Nadal bezbłędni
Drugi mecz w fazie ligowej Ligi Konferencji zakończy drugim zwycięstwem. Tym razem zdobycie trzech punktów przyszło Legii łatwo, gdyż TSC Bačka Topola nie postawił zbyt wymagających warunków. Do przerwy "Wojskowi" prowadzili po trafieniu Bartosza Kapustki, a w drugiej odsłonie wynik ustalili Luquinhas i Kacper Chodyna.
Od pierwszego gwizdka sędziego do śmiałych ataków ruszyła Legia. Niewiele po starcie meczu ładna ofensywna akcja, w trakcie której Marc Gual dobrze podał do Morishity. Niestety, Japończyk pogubił się i nie zdołał oddać choćby celnego strzału. Już w 11. minucie legioniści dopięli jednak swego. Po dośrodkowaniu ze skrzydła od Luquinhasa błąd w wybiciu piłki popełnił jeden z obrońców, co skrzętnie wyskorzystał Bartosz Kapustka. Nieatakowany pomocnik nie miał najmniejszych kłopotów z pokonaniem z bliskiej odległości Veljko Ilicia. Gracze Gonzalo Feio w następnych fragmentach spokojnie kontrolowali boiskowe wydarzenia, raz po raz przeprowadzając groźne kontry, a także nieustannie niepokojąc rywali wysokim pressingiem. Gospodarze mieli sporą przewagę w posiadaniu piłki, ale niewiele z tego wynikało.
Dopiero w 32. minucie niebezpiecznie zrobiło się w okolicach szesnastki stołecznego klubu. Na całe szczęście strzał z rzutu wolnego trafił tylko w mur. Za moment równie groźnie odpowiedzieli "Wojskowi". Gual wygrał przebitkę o piłkę, z czego skorzystał Luquinhas. Niestety, uderzenie Brazylijczyka nieznacznie minęło lewy słupek. Do końca pierwszej połowy obraz gry nie zmienił się. Legioniści oddali rywalom pole gry, bazując głównie na atakach z kontry, lecz w pierwszych 45 minutach nie udało im się podwyższyć prowadzenia. W samej końcówce szansę miał jeszcze co prawda Kacper Chodyna, który został w ostatnim momencie powstrzymany przez jednego z obrońców.

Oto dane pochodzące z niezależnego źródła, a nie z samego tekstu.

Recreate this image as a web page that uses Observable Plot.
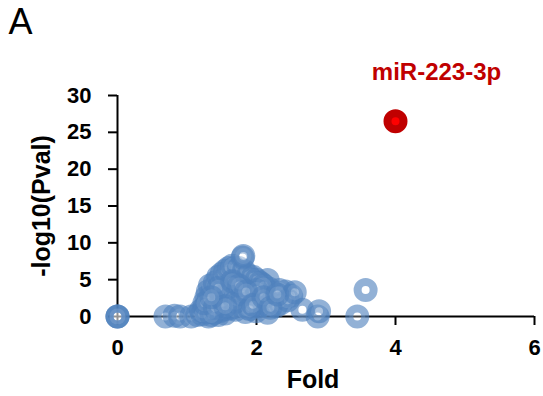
<!DOCTYPE html>
<html><head><meta charset="utf-8">
<script src="https://cdn.jsdelivr.net/npm/d3@7"></script>
<script src="https://cdn.jsdelivr.net/npm/@observablehq/plot@0.6"></script>
<style>body{margin:0;background:#fff;}#chart{position:relative;width:543px;height:396px;}</style>
</head><body><div id="chart"></div>
<script>
const foldValues = [0, 0, 0, 0.69, 0.82, 0.9, 1.06, 1.15, 1.31, 1.45, 1.55, 1.2, 1.25, 1.3, 1.35, 1.38, 1.42, 1.45, 1.48, 1.5, 1.52, 1.55, 1.58, 1.6, 1.62, 1.63, 1.65, 1.67, 1.7, 1.72, 1.74, 1.76, 1.78, 1.8, 1.83, 1.85, 1.88, 1.9, 1.92, 1.95, 1.99, 2.02, 2.05, 2.1, 2.16, 2.16, 2.2, 2.25, 2.3, 2.37, 2.42, 2.5, 2.66, 2.88, 2.9, 3.45, 3.57,
  1.28, 1.33, 1.36, 1.4, 1.43, 1.46, 1.49, 1.51, 1.53, 1.56, 1.58, 1.6, 1.61, 1.63, 1.64, 1.66, 1.68, 1.69, 1.71, 1.73, 1.75, 1.77, 1.79, 1.82, 1.84, 1.86, 1.87, 1.89, 1.91, 1.93, 1.96, 1.98, 2.0, 2.03, 2.06, 2.08, 2.12, 2.14, 2.18, 2.22, 2.28, 2.33, 2.35, 2.45, 2.55, 1.39, 1.47, 1.57, 1.7, 1.84, 1.22, 1.35,
  1.3, 1.28, 1.25, 1.33, 1.4, 1.45, 1.5, 1.55, 1.6, 1.65, 1.75, 1.82, 1.88, 1.95, 2.0, 2.05, 2.1,
  1.4, 1.5, 1.6, 1.7, 1.8, 1.9, 2.0, 1.45, 1.55, 1.65, 1.75, 1.85, 1.95, 2.1, 2.2, 2.3, 1.35,
  1.8, 1.81];
const pvalValues = [0, 0, 0, 0, 0.1, 0, 0, 0.2, 0, 0.2, 0.4, 0.8, 1.2, 2.0, 3.0, 3.8, 2.5, 1.5, 4.2, 3.2, 5.0, 2.2, 5.5, 4.0, 6.0, 3.0, 1.2, 5.2, 6.2, 4.5, 2.4, 3.6, 5.8, 1.5, 4.2, 2.8, 3.4, 4.6, 1.8, 2.6, 0.7, 3.2, 3.8, 2.2, 4.95, 0.5, 2.5, 3.2, 2.6, 2.5, 3.4, 2.8, 0.9, 0, 0.7, 0, 3.6,
  0.6, 1.0, 1.6, 2.2, 3.3, 2.8, 1.9, 0.9, 3.6, 4.6, 2.9, 1.7, 5.1, 4.4, 3.6, 2.6, 6.6, 4.0, 3.1, 5.4, 1.9, 4.9, 2.6, 3.8, 5.2, 1.2, 4.0, 2.2, 3.6, 5.0, 3.0, 4.2, 2.0, 1.4, 2.9, 4.4, 3.4, 1.6, 3.8, 2.0, 1.4, 3.6, 1.8, 2.2, 3.3, 0.5, 0.7, 1.0, 0.9, 0.6, 0.3, 0.2,
  3.4, 2.6, 1.8, 4.2, 4.6, 5.4, 5.8, 6.2, 6.6, 6.9, 6.6, 6.2, 5.6, 5.4, 5.0, 4.6, 4.2,
  1.2, 2.4, 3.2, 2.0, 3.0, 1.0, 3.6, 3.9, 1.4, 4.8, 4.2, 3.4, 1.6, 2.6, 1.2, 3.0, 2.6,
  8.0, 8.2];
const hitName = ["miR-223-3p"];
const hitFold = [4.0];
const hitPval = [26.5];
const xTicks = [0, 2, 4, 6];
const yTicks = [0, 5, 10, 15, 20, 25, 30];
const panelLabel = "A";
const xTitle = "Fold";
const yTitle = "-log10(Pval)";

const points = foldValues.map((f, i) => ({fold: f, pval: pvalValues[i]}));
const hits = hitName.map((n, i) => ({name: n, fold: hitFold[i], pval: hitPval[i]}));
const font = "'Liberation Sans', Arial, sans-serif";

const chart = Plot.plot({
  width: 543, height: 396,
  marginLeft: 117, marginRight: 9, marginTop: 95, marginBottom: 80,
  style: {fontFamily: font, background: "white", overflow: "visible"},
  x: {domain: [0, 6], axis: null},
  y: {domain: [0, 30], axis: null},
  marks: [
    Plot.ruleY([0], {stroke: "black", strokeWidth: 2}),
    Plot.ruleX([0], {stroke: "black", strokeWidth: 2}),
    Plot.axisX({ticks: xTicks, tickFormat: d3.format("d"), tickSize: 9, tickPadding: 14, fontSize: 22, fontWeight: "bold", fill: "black", label: null, strokeWidth: 2}),
    Plot.axisY({ticks: yTicks, tickFormat: d3.format("d"), tickSize: 9, tickPadding: 17, fontSize: 22, fontWeight: "bold", fill: "black", label: null, strokeWidth: 2}),
    Plot.dot(points, {x: "fold", y: "pval", r: 8, stroke: "#4f81bd", strokeOpacity: 0.62, strokeWidth: 8, fill: "white", fillOpacity: 0.25}),
    Plot.dot(hits, {x: "fold", y: "pval", r: 8, stroke: "#c00000", strokeWidth: 8, fill: "#ff0000"}),
    Plot.text(hits, {x: "fold", y: "pval", text: "name", dx: 41, dy: -49, fill: "#c00000", fontSize: 24, fontWeight: "bold"}),
    Plot.text([xTitle], {frameAnchor: "bottom", text: d => d, dx: -13, dy: 71, fontSize: 25, fontWeight: "bold", fill: "black"}),
    Plot.text([yTitle], {frameAnchor: "left", text: d => d, rotate: -90, textAnchor: "middle", dx: -76, fontSize: 25, fontWeight: "bold", fill: "black"}),
    Plot.text([panelLabel], {frameAnchor: "top-left", text: d => d, lineAnchor: "top", dx: -109, dy: -87, fontSize: 36, fill: "black", textAnchor: "start"})
  ]
});
document.getElementById("chart").appendChild(chart);
</script>
</body></html>
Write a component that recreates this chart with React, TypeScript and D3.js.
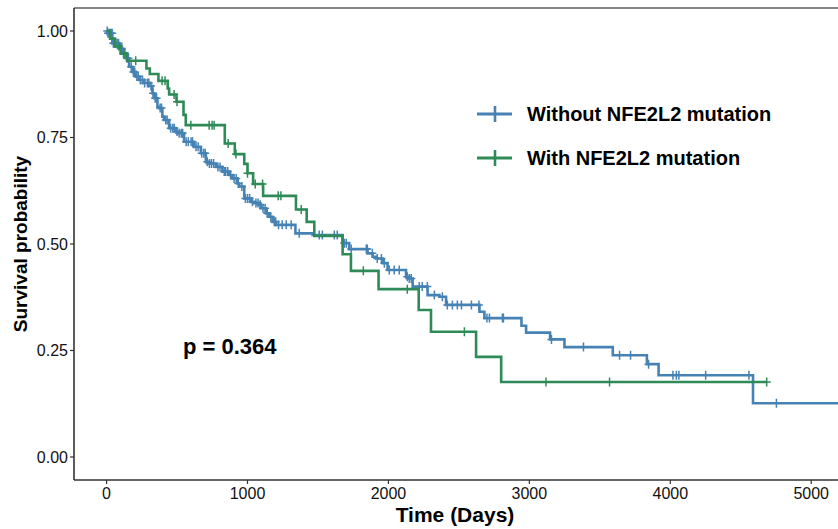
import React from 'react';
import * as d3 from 'd3';

// Kaplan-Meier steps: time (days) and survival after the step
const withoutTimes = [0, 6, 41, 89, 112, 136, 160, 183, 207, 231, 266, 302, 325, 337, 361, 373, 396, 408, 444, 491, 503, 550, 621, 669, 705, 728, 776, 822, 870, 893, 929, 941, 977, 1024, 1048, 1083, 1095, 1131, 1154, 1178, 1202, 1340, 1462, 1675, 1722, 1852, 1888, 1912, 1959, 1994, 2125, 2148, 2172, 2278, 2362, 2409, 2646, 2681, 2944, 2977, 3147, 3249, 3592, 3834, 3917, 4587, 5300];
const withoutSurv = [1, 0.995, 0.971, 0.959, 0.948, 0.936, 0.916, 0.904, 0.893, 0.885, 0.878, 0.871, 0.854, 0.842, 0.822, 0.819, 0.799, 0.791, 0.772, 0.764, 0.76, 0.74, 0.728, 0.713, 0.693, 0.689, 0.681, 0.67, 0.662, 0.654, 0.642, 0.635, 0.607, 0.599, 0.596, 0.592, 0.584, 0.572, 0.564, 0.552, 0.545, 0.525, 0.521, 0.502, 0.488, 0.478, 0.47, 0.466, 0.455, 0.439, 0.423, 0.419, 0.4, 0.38, 0.376, 0.357, 0.341, 0.326, 0.308, 0.292, 0.276, 0.258, 0.239, 0.218, 0.192, 0.126, 0.126];
const withoutCensored = [5, 10, 18, 25, 32, 40, 48, 55, 65, 75, 85, 100, 108, 120, 130, 145, 155, 175, 190, 200, 215, 225, 240, 255, 270, 290, 300, 315, 330, 345, 355, 380, 390, 420, 430, 455, 470, 480, 500, 515, 530, 540, 565, 580, 600, 610, 635, 650, 675, 690, 700, 715, 730, 745, 760, 790, 805, 835, 845, 860, 880, 905, 920, 935, 960, 985, 1000, 1015, 1035, 1060, 1075, 1090, 1110, 1125, 1140, 1165, 1190, 1200, 1220, 1246, 1275, 1310, 1367, 1509, 1531, 1616, 1637, 1687, 1701, 1736, 1843, 1850, 1886, 1921, 1950, 1971, 2006, 2041, 2077, 2134, 2148, 2162, 2219, 2240, 2276, 2326, 2383, 2418, 2454, 2489, 2518, 2589, 2642, 2699, 2717, 2809, 2816, 3157, 3384, 3640, 3718, 3846, 4019, 4043, 4061, 4251, 4558, 4753];

const withTimes = [0, 25, 60, 100, 145, 283, 307, 368, 434, 444, 496, 546, 562, 839, 910, 977, 1000, 1040, 1111, 1344, 1420, 1474, 1675, 1734, 1930, 2215, 2302, 2622, 2800, 4684];
const withSurv = [1, 0.982, 0.964, 0.947, 0.93, 0.912, 0.899, 0.883, 0.865, 0.851, 0.834, 0.803, 0.779, 0.736, 0.711, 0.688, 0.666, 0.641, 0.613, 0.581, 0.552, 0.519, 0.476, 0.437, 0.394, 0.345, 0.294, 0.235, 0.176, 0.176];
const withCensored = [89, 124, 207, 394, 415, 479, 500, 598, 728, 749, 763, 863, 918, 1000, 1055, 1107, 1218, 1237, 1381, 1822, 2134, 2539, 3118, 3569, 4684];

const xTicks = [0, 1000, 2000, 3000, 4000, 5000];
const yTicks = [0, 0.25, 0.5, 0.75, 1];
const groups = ['Without NFE2L2 mutation', 'With NFE2L2 mutation'];
const colors = ['#4682B4', '#2E8B57'];
const pLabel = 'p = 0.364';

const W = 838;
const H = 529;
const left = 74;
const top = 8;
const bottom = 480;

export default function App() {
  const x = d3.scaleLinear().domain([-231, 5190]).range([left, W]);
  const y = d3.scaleLinear().domain([-0.054, 1.054]).range([bottom, top]);

  const line = d3.line<[number, number]>()
    .x(d => x(d[0]))
    .y(d => y(d[1]))
    .curve(d3.curveStepAfter);

  const series = [
    { times: withoutTimes, surv: withoutSurv, cens: withoutCensored },
    { times: withTimes, surv: withSurv, cens: withCensored },
  ];

  const survAt = (times: number[], surv: number[], t: number) => {
    const i = d3.bisectRight(times, t) - 1;
    return surv[Math.max(0, i)];
  };

  const font = 'Liberation Sans, Arial, sans-serif';

  return (
    <svg width={W} height={H} style={{ display: 'block', fontFamily: font }}>
      <style>{`body{margin:0}`}</style>
      <defs>
        <clipPath id="plot">
          <rect x={left} y={top} width={W - left} height={bottom - top} />
        </clipPath>
      </defs>
      <rect x={0} y={0} width={W} height={H} fill="#fff" />

      <g clipPath="url(#plot)">
        {series.map((s, k) => (
          <g key={k}>
            <path
              d={line(s.times.map((t, i) => [t, s.surv[i]] as [number, number])) || ''}
              fill="none"
              stroke={colors[k]}
              strokeWidth={2.6}
            />
            {s.cens.map((t, i) => {
              const cx = x(t);
              const cy = y(survAt(s.times, s.surv, t));
              return (
                <path
                  key={i}
                  d={`M${cx - 4},${cy}H${cx + 4}M${cx},${cy - 4.5}V${cy + 4.5}`}
                  stroke={colors[k]}
                  strokeWidth={1.5}
                />
              );
            })}
          </g>
        ))}
      </g>

      {/* panel border and axes */}
      <line x1={left} x2={W} y1={top} y2={top} stroke="#111" strokeWidth={1.2} />
      <line x1={left} x2={left} y1={top} y2={bottom} stroke="#333" strokeWidth={1.6} />
      <line x1={left} x2={W} y1={bottom} y2={bottom} stroke="#333" strokeWidth={1.6} />

      {yTicks.map(v => (
        <g key={v}>
          <line x1={left - 4} x2={left} y1={y(v)} y2={y(v)} stroke="#333" strokeWidth={1.2} />
          <text x={left - 6} y={y(v)} dy="0.36em" textAnchor="end" fontSize={16} fill="#111">
            {d3.format('.2f')(v)}
          </text>
        </g>
      ))}
      {xTicks.map(v => (
        <g key={v}>
          <line x1={x(v)} x2={x(v)} y1={bottom} y2={bottom + 4} stroke="#333" strokeWidth={1.2} />
          <text x={x(v)} y={bottom + 19} textAnchor="middle" fontSize={16} fill="#111">
            {v}
          </text>
        </g>
      ))}

      <text x={455} y={522} textAnchor="middle" fontSize={21} fontWeight="bold" fill="#000">
        Time (Days)
      </text>
      <text
        transform={`translate(27,${(top + bottom) / 2}) rotate(-90)`}
        textAnchor="middle"
        fontSize={19}
        fontWeight="bold"
        fill="#000"
      >
        Survival probability
      </text>

      <text x={183} y={354} fontSize={22} fontWeight="bold" fill="#000">{pLabel}</text>

      {groups.map((g, k) => {
        const ly = 114 + k * 44;
        return (
          <g key={g}>
            <line x1={477} x2={512} y1={ly} y2={ly} stroke={colors[k]} strokeWidth={2.8} />
            <path d={`M495,${ly - 8}V${ly + 8}`} stroke={colors[k]} strokeWidth={2.6} />
            <text x={527} y={ly} dy="0.36em" fontSize={20} fontWeight="bold" fill="#000">{g}</text>
          </g>
        );
      })}
    </svg>
  );
}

fot. Woytek / Legionisci.com
Zaraz po zmianie stron Legia po raz drugi pokonała bramkarza TSC Bačka Topola. Chodyna podał w pole karne do Guala, a ten poradził sobie z interweniującym golkiperem przeciwników. Uderzenie Hiszpana zmierzające do bramki zostało zablokowane przez obrońcę, jednak dobitka Luquinhasa była już bezbłędna. To było świetne otwarcie w wykonaniu polskiej ekipy, która dosyć szybko ustawiła przebieg drugiej połowy pod swoje dyktando. Kolejny kwadrans obfitował w sporo chaosu. Brakło na murawie składnych akcji z obydwu stron. W 62. minucie przewaga Legii została udokumentowana kolejnym trafieniem. Głównym architektem był tym razem Ruben Vinagre, który urwał się na lewej stronie obrońcom TSC Bačka Topola. Następnie Portugalczyk znakomicie wypatrzył niepilnowanego Chodynę, a jemu nie pozostało już nic innego jak skierować piłkę do siatki.
Sześć minut przed końcem regulaminowego czasu gry dwukrotnie na wysokości zadania stanął Kacper Tobiasz. Bramkarz stołecznego klubu najpierw w świetnym stylu na rzut rożny odbił płaskie uderzenie Aleksandara Ćirkovicia, a za moment równie udanie interweniował po próbie z ostrego kąta napastnika serbskiego klubu. W doliczonym czasie gry swojego gola powinien strzelił Migouel Alfarela. Francuz stanął sam na sam naprzeciwko Ilicia, ale wykończył to wszystko tragicznie, posyłając futbolówkę wysoko ponad poprzeczką. Równie niedokładny był za moment Ifet Djakovac. Legioniści mieli sporo szczęścia, że napastnik gospodarzy miał w tej sytuacji mocno rozregulowany celownik.